Among his departures from his own precedents have been works placed on table tops or pedestals. (He has often been described as the first sculptor who abandoned the pedestal and placed sculpture directly on the ground.) He is not an artist who makes rules for himself.
Then there are works that respond consciously to older paintings or sculpture by other artists: Manet's painting "Dejeuner sur L'herbe," for instance (Caro's corresponding sculpture bridges, with a feeling of tenuous balance, the space between two table corners); paintings of the "Descent from the Cross" by both Rembrandt and Rubens; and the West pediment of the Temple of Zeus at Olympia in Greece.

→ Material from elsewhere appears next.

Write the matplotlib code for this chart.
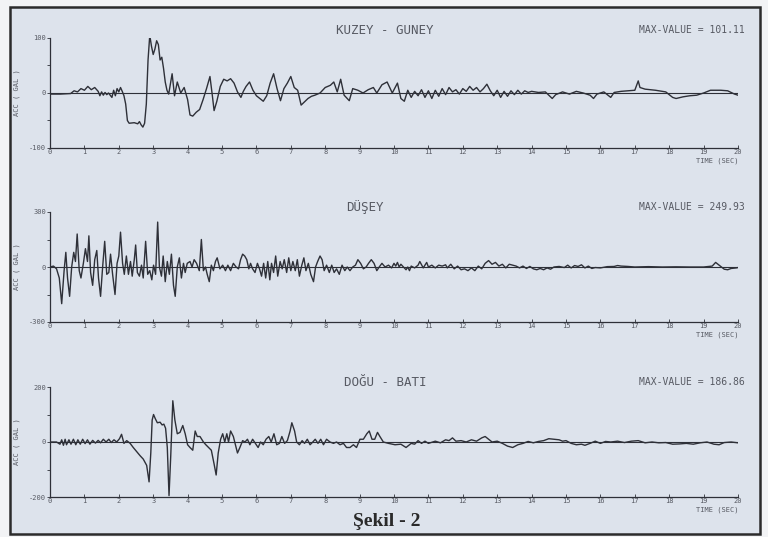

In these works "responding" to older figurative art, Caro keeps his abstractness while allowing forms more body and concavity. This translation of other images into his own language is an intriguing balancing act. Sometimes it seems rather forced. But he has clearly felt the need to turn from the lightness of his earlier work toward a greater monumentality, wanting, as he has described it, "to thicken it." This weightiness, however, is still broken and interrupted by spaces - or paradoxically linked by t hose spaces. And when his steel elements curve or move in, toward interior spaces, they are still spaces that are being formed - not solid masses.
Closely connected with this sense of interior space is Caro's interest in the way architecture can be a provocation to sculpture. He has made a number of works that openly use forms of architectural organization or architectural elements: steps and stairs, openings, ramps, different floors, balconies, and roofs. There is a strong trait of serious play here, because these works invite not only the eye but the whole person of the spectator into the inner and outer spaces of the sculpture.
It's significant that his first overt move into "sculpitecture" of this sort was a piece called "Child's Tower Room." He also called another piece a "folly "Lakeside Folly with reference to those fantasy structures the wealthy used to build in their gardens as amusing focal points.
Caro's friend, the architect Richard Rogers, wrote in 1989 that "Tony's new sculptures ... must not be mistaken for buildings for they are not ... they are free from functional laws, they are liberated from the obligation to provide shelter. They offer a mirage of usability but they are not functionable. They transcend need, they are true and powerful sculptures."
His latest exhibited work of this kind is the "Octagon Tower/Tower of Discovery" made on commission for a central space in the Tate Gallery's Duveen galleries, themselves octagonal in shape. Originally to be in wood, it turned out to be practical, given its complexity, only in steel. A team of 26 welder-fitters assisted its making. Its interior complexity is explored via six staircases. The levels and spaces these lead you up and into it are full of surprises and changes of scale.
The experience is hardly minimal; more baroque! The sculpture is actually exciting, strange, awkward, even a touch claustrophobic. It appears to be a little didactic, as if it has been made for those who find the purely visual comprehension and exploration of spaces in sculptures difficult.
Here instead is an opportunity to actually move around in those spaces and feel their variety, concavity, angularity, ups and downs, twists and turns, inward and outward moves. Who knows, Caro's forms might make future connection with abstract sculpture have more "meaning." And they may also instill a fresh approach to experiencing architecture in more vital ways.